The analysis of ions in space has been conducted principally by use of electrostatic analyzers or by mass spectrometers. The former measures the ion energy per unit charge (proportional to mv.sup.2 /q, where m is mass, v is velocity, and q is charge), while the latter measures m/q in cases in which the velocity is either negligible or assumed to be known. Some space projects require an instrument which can unambiguously measure ion m/q, energy, and direction with as high an efficiency and speed as possible over a wide energy range and angular field of view.

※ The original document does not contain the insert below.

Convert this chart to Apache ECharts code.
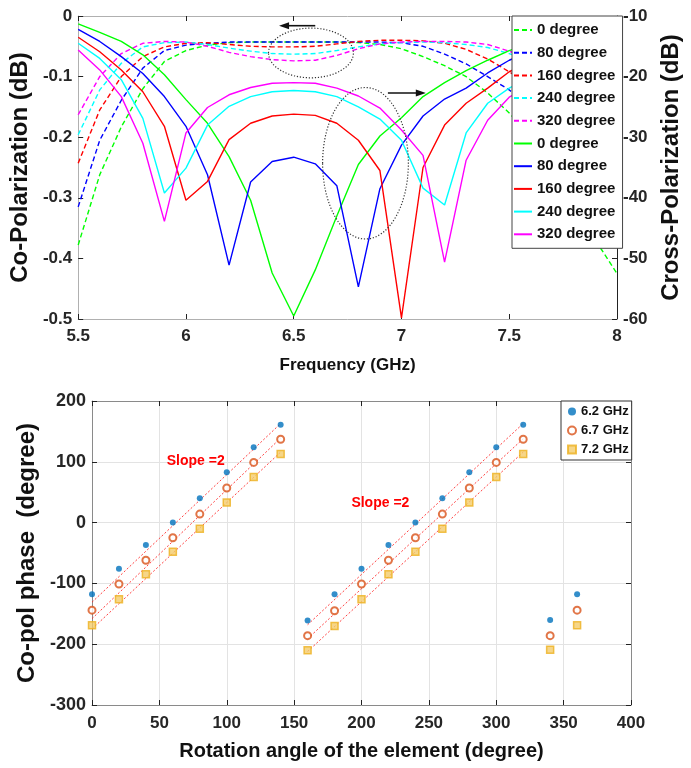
<!DOCTYPE html>
<html><head><meta charset="utf-8">
<script src="https://cdn.jsdelivr.net/npm/echarts@6/dist/echarts.min.js"></script>
<style>html,body{margin:0;padding:0;background:#fff}#c{width:691px;height:768px}</style>
</head><body><div id="c"></div>
<script>
// ---------- Top chart data ----------
const freq = [5.5,5.6,5.7,5.8,5.9,6.0,6.1,6.2,6.3,6.4,6.5,6.6,6.7,6.8,6.9,7.0,7.1,7.2,7.3,7.4,7.5,7.6,7.7,7.8,7.9,8.0];
// Co-polarization (dB, left axis) - dashed
const co0   = [-0.378,-0.262,-0.183,-0.12,-0.075,-0.057,-0.048,-0.044,-0.043,-0.043,-0.043,-0.043,-0.043,-0.044,-0.047,-0.054,-0.067,-0.082,-0.1,-0.127,-0.16,-0.2,-0.25,-0.31,-0.37,-0.425];
const co80  = [-0.315,-0.205,-0.139,-0.086,-0.057,-0.048,-0.045,-0.043,-0.043,-0.043,-0.043,-0.043,-0.043,-0.043,-0.043,-0.044,-0.05,-0.063,-0.079,-0.1,-0.122,-0.15,-0.185,-0.225,-0.27,-0.32];
const co160 = [-0.243,-0.155,-0.1,-0.067,-0.051,-0.045,-0.044,-0.047,-0.05,-0.051,-0.051,-0.05,-0.046,-0.042,-0.04,-0.04,-0.041,-0.045,-0.055,-0.071,-0.092,-0.115,-0.14,-0.17,-0.2,-0.235];
const co240 = [-0.196,-0.122,-0.078,-0.051,-0.044,-0.043,-0.047,-0.053,-0.058,-0.062,-0.063,-0.062,-0.057,-0.051,-0.046,-0.044,-0.043,-0.044,-0.047,-0.052,-0.062,-0.075,-0.09,-0.11,-0.135,-0.16];
const co320 = [-0.163,-0.1,-0.062,-0.045,-0.042,-0.043,-0.05,-0.06,-0.067,-0.072,-0.074,-0.073,-0.065,-0.054,-0.046,-0.043,-0.042,-0.042,-0.043,-0.047,-0.058,-0.07,-0.085,-0.1,-0.115,-0.13];
// Cross-polarization (dB, right axis) - solid
const xp0   = [-11.3,-12.7,-14.2,-16.4,-19.7,-23.8,-27.7,-33.2,-40.4,-52.4,-59.5,-51.9,-43,-34.5,-29.8,-26.8,-23.3,-21,-19,-17.3,-15.7,-14.5,-13.5,-12.7,-12,-11.5];
const xp80  = [-12.2,-14.2,-16.7,-19.5,-23.3,-28.2,-36.2,-51.1,-37.4,-34.0,-33.3,-34.4,-38.0,-54.7,-38.5,-31.3,-26.5,-23.7,-21.9,-19.4,-17.3,-15.8,-14.5,-13.5,-12.7,-12];
const xp160 = [-13.5,-15.9,-18.9,-22.5,-28.2,-40.4,-37.3,-30.4,-27.7,-26.5,-26.2,-26.4,-27.7,-30.5,-35.5,-59.8,-35,-28,-24.4,-21.9,-19.2,-17.5,-16,-15,-14,-13.3];
const xp240 = [-14.5,-17,-20.5,-26.9,-39.2,-35.1,-28,-24.9,-23.3,-22.5,-22.3,-22.5,-23.3,-25,-27,-30.5,-38.4,-41.2,-29.3,-24.4,-21.9,-20,-18.5,-17.2,-16,-15];
const xp320 = [-15.6,-18.9,-23.3,-31,-43.9,-29.3,-25.1,-23,-21.8,-21.1,-21,-21.1,-21.9,-23.2,-25.2,-28.8,-33,-50.6,-33.8,-27.2,-23.4,-21.5,-20,-18.7,-17.5,-16.5];
const degNames = ['0 degree','80 degree','160 degree','240 degree','320 degree'];
// annotations (data coords): [centerX, centerY(left axis), radiusX, radiusY]
const ellipseCo = [6.58, -0.061, 0.197, 0.041];
const ellipseX  = [6.833, -0.243, 0.199, 0.125];
const arrowLeft  = [6.60, 6.432, -0.016];
const arrowRight = [6.937, 7.113, -0.127];

// ---------- Bottom chart data ----------
const angle = [0,20,40,60,80,100,120,140,160,180,200,220,240,260,280,300,320,340,360];
const ph62 = [-118,-76,-37,0,40,83,124,161,-161,-118,-76,-37,0,40,83,124,161,-160,-118];
const ph67 = [-144,-101,-62,-25,14,57,99,137,-186,-145,-101,-62,-25,14,57,99,137,-186,-144];
const ph72 = [-169,-126,-85,-48,-10,33,75,113,-210,-170,-126,-85,-48,-10,33,75,113,-209,-169];
const fitXA = [0,140];
const fitA62 = [-131,163], fitA67 = [-158,139], fitA72 = [-175,116];
const fitXB = [160,320];
const fitB62 = [-168,163], fitB67 = [-191,138], fitB72 = [-212,116];
const slopeLabels = [[77,101,'Slope =2'],[214,32,'Slope =2']];

const FONT = "'Liberation Sans', Arial, Helvetica, sans-serif";
const TXT = '#262626';
const chart = echarts.init(document.getElementById('c'), null, {renderer:'canvas'});
const pairs = (xs, ys) => xs.map((x,i)=>[x, ys[i]]);

const topColors = ['#00ff00','#0000ff','#ff0000','#00ffff','#ff00ff'];
const series = [];
[co0,co80,co160,co240,co320].forEach((d,i)=>series.push({
  type:'line', name:degNames[i], xAxisIndex:0, yAxisIndex:0, data:pairs(freq,d),
  symbol:'none', lineStyle:{color:topColors[i], width:1.4, type:[5,3]}, itemStyle:{color:topColors[i]}, z:2
}));
[xp0,xp80,xp160,xp240,xp320].forEach((d,i)=>series.push({
  type:'line', name:degNames[i]+' ', xAxisIndex:0, yAxisIndex:1, data:pairs(freq,d),
  symbol:'none', lineStyle:{color:topColors[i], width:1.4}, itemStyle:{color:topColors[i]}, z:2
}));
const fitStyle = {color:'#ff2020', width:1, type:[2,2], opacity:0.85};
[[fitXA,fitA62],[fitXA,fitA67],[fitXA,fitA72],[fitXB,fitB62],[fitXB,fitB67],[fitXB,fitB72]].forEach(([xs,ys])=>series.push({
  type:'line', xAxisIndex:2, yAxisIndex:2, data:pairs(xs,ys), symbol:'none', lineStyle:fitStyle, z:2, silent:true
}));
series.push({type:'scatter', name:'6.2 GHz', xAxisIndex:2, yAxisIndex:2, data:pairs(angle,ph62),
  symbol:'circle', symbolSize:6, itemStyle:{color:'#0072BD'}, z:3});
series.push({type:'scatter', name:'6.7 GHz', xAxisIndex:2, yAxisIndex:2, data:pairs(angle,ph67),
  symbol:'circle', symbolSize:7, itemStyle:{color:'#ffffff', borderColor:'#D95319', borderWidth:2}, z:3});
series.push({type:'scatter', name:'7.2 GHz', xAxisIndex:2, yAxisIndex:2, data:pairs(angle,ph72),
  symbol:'rect', symbolSize:7, itemStyle:{color:'#F4CC6A', borderColor:'#EDB120', borderWidth:1.5}, z:3});

const lbl = (size, show=true, margin=8) => ({show, fontFamily:FONT, fontWeight:'bold', fontSize:size, color:TXT, margin});
const tick = {show:true, inside:true, length:5, lineStyle:{color:'#222', width:1}};
const boxLine = c => ({show:true, onZero:false, lineStyle:{color:c, width:1}});
const nameStyle = size => ({fontFamily:FONT, fontWeight:'bold', fontSize:size, color:'#111'});

const option = {
  animation:false,
  backgroundColor:'#fff',
  grid:[
    {left:73, top:16, width:545, height:303, containLabel:false},
    {left:92, top:401, width:539, height:304, containLabel:false}
  ],
  xAxis:[
    {type:'value', gridIndex:0, min:5.5, max:8, interval:0.5, position:'bottom',
     axisLine:boxLine('#b0b0b0'), axisTick:tick, axisLabel:lbl(17,true,9), splitLine:{show:false},
     name:'Frequency (GHz)', nameLocation:'middle', nameGap:38, nameTextStyle:nameStyle(17)},
    {type:'value', gridIndex:0, min:5.5, max:8, interval:0.5, position:'top',
     axisLine:boxLine('#b0b0b0'), axisTick:tick, axisLabel:{show:false}, splitLine:{show:false}},
    {type:'value', gridIndex:1, min:0, max:400, interval:50, position:'bottom',
     axisLine:boxLine('#8a8a8a'), axisTick:tick, axisLabel:lbl(17,true,10),
     splitLine:{show:true, lineStyle:{color:'#e3e3e3', width:1}},
     name:'Rotation angle of the element (degree)', nameLocation:'middle', nameGap:36, nameTextStyle:nameStyle(20)},
    {type:'value', gridIndex:1, min:0, max:400, interval:50, position:'top',
     axisLine:boxLine('#8a8a8a'), axisTick:tick, axisLabel:{show:false}, splitLine:{show:false}}
  ],
  yAxis:[
    {type:'value', gridIndex:0, min:-0.5, max:0, interval:0.1, position:'left',
     axisLine:boxLine('#b0b0b0'), axisTick:tick, axisLabel:lbl(17,true,6), splitLine:{show:false},
     name:'Co-Polarization (dB)', nameLocation:'middle', nameRotate:90, nameGap:41, nameTextStyle:nameStyle(24)},
    {type:'value', gridIndex:0, min:-60, max:-10, interval:10, position:'right',
     axisLine:boxLine('#222'), axisTick:tick, axisLabel:lbl(17,true,6), splitLine:{show:false},
     name:'Cross-Polarization (dB)', nameLocation:'middle', nameRotate:90, nameGap:42, nameTextStyle:nameStyle(24)},
    {type:'value', gridIndex:1, min:-300, max:200, interval:100, position:'left',
     axisLine:boxLine('#8a8a8a'), axisTick:tick, axisLabel:lbl(18,true,6),
     splitLine:{show:true, lineStyle:{color:'#e3e3e3', width:1}},
     name:'Co-pol phase  (degree)', nameLocation:'middle', nameRotate:90, nameGap:43, nameTextStyle:nameStyle(24)},
    {type:'value', gridIndex:1, min:-300, max:200, interval:100, position:'right',
     axisLine:boxLine('#8a8a8a'), axisTick:tick, axisLabel:{show:false}, splitLine:{show:false}}
  ],
  legend:[
    {orient:'vertical', left:512, top:16, padding:[6,3,6,1], itemGap:6.7,
     itemWidth:18, itemHeight:12, backgroundColor:'#fff', borderColor:'#444', borderWidth:1,
     itemStyle:{opacity:0},
     data:degNames.concat(degNames.map(n=>n+' ')),
     textStyle:{fontFamily:FONT, fontWeight:'bold', fontSize:15, lineHeight:16, color:'#111'}, z:10},
    {orient:'vertical', left:561, top:401, padding:[4,3,4,6], itemGap:6,
     itemWidth:8, itemHeight:8, backgroundColor:'#fff', borderColor:'#333', borderWidth:1,
     data:['6.2 GHz','6.7 GHz','7.2 GHz'],
     textStyle:{fontFamily:FONT, fontWeight:'bold', fontSize:13, lineHeight:13, color:'#111'}, z:10}
  ],
  series
};
chart.setOption(option);

// ---------- annotations positioned from data coordinates ----------
const P = (x,y)=>chart.convertToPixel({xAxisIndex:0, yAxisIndex:0},[x,y]);
const Q = (x,y)=>chart.convertToPixel({xAxisIndex:2, yAxisIndex:2},[x,y]);
function ell(e){
  const c = P(e[0],e[1]);
  const rx = Math.abs(P(e[0]+e[2],e[1])[0]-c[0]);
  const ry = Math.abs(P(e[0],e[1]+e[3])[1]-c[1]);
  return {type:'ellipse', shape:{cx:c[0], cy:c[1], rx, ry}, z:20,
    style:{fill:null, stroke:'#333', lineWidth:1.2, lineDash:[1.2,1.8]}};
}
function arrow(a){
  const s = P(a[0],a[2]), t = P(a[1],a[2]);
  const dir = Math.sign(t[0]-s[0]);
  const hl = 10, hw = 3.5;
  return [
    {type:'line', shape:{x1:s[0], y1:s[1], x2:t[0]-dir*hl*0.6, y2:t[1]}, z:20, style:{stroke:'#111', lineWidth:1.6}},
    {type:'polygon', shape:{points:[[t[0],t[1]],[t[0]-dir*hl,t[1]-hw],[t[0]-dir*hl,t[1]+hw]]}, z:20, style:{fill:'#111'}}
  ];
}
const graphics = [ell(ellipseCo), ell(ellipseX)].concat(arrow(arrowLeft), arrow(arrowRight));
slopeLabels.forEach(s=>{
  const p = Q(s[0],s[1]);
  graphics.push({type:'text', x:p[0], y:p[1], z:20,
    style:{text:s[2], fill:'#ff0000', font:"bold 14px "+FONT, textAlign:'center', textVerticalAlign:'middle'}});
});
chart.setOption({graphic:graphics});
</script>
</body></html>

In recent years, energetic ion mass spectrometers have been developed which have a magnetic analyzer in front of or behind an electrostatic analyzer. Most analyzers of this type have only a single sensor. Only ions with a particular m/q, v, and direction can pass through the analyzers to the detector at any one time. The ion population is studied by varying the voltage on the electrostatic analyzer as well as an accelerating voltage, and by pointing the instrument in different directions at different times. Other ion spectrometers have been built which use an electric (or magnetic) field to spread out a beam of ions which has been preselected by a magnetic (or electric) analyzer. The dispersed beam can be sensed with a line of detectors, with each element in the line corresponding to a fixed value of m/q. These instruments must also be pivoted in two dimensions to detect ions over a wide solid angle, to obtain directional information, and scanned in voltage to measure the ion energy.
An ion mass spectrometer that could analyze ions received over a wide range of angles and which could simultaneously determine each ion's angle, m/q, and energy, would be of considerable value in space research.
It is desireable to measure rapidly four properties or parameters of ions--namely the mass charge ratio, the energy, the elevation angle, and the azimuth angle. With a single sensor, one must scan through each of these four parameters sequentially in time. With a line of detectors, one parameter can be measured continually while the other three are sequenced. The invention described herein has the capability of measuring two properties continuously on a two dimensional sensor, so only two remaining properties need to be measured on a time-shared basis.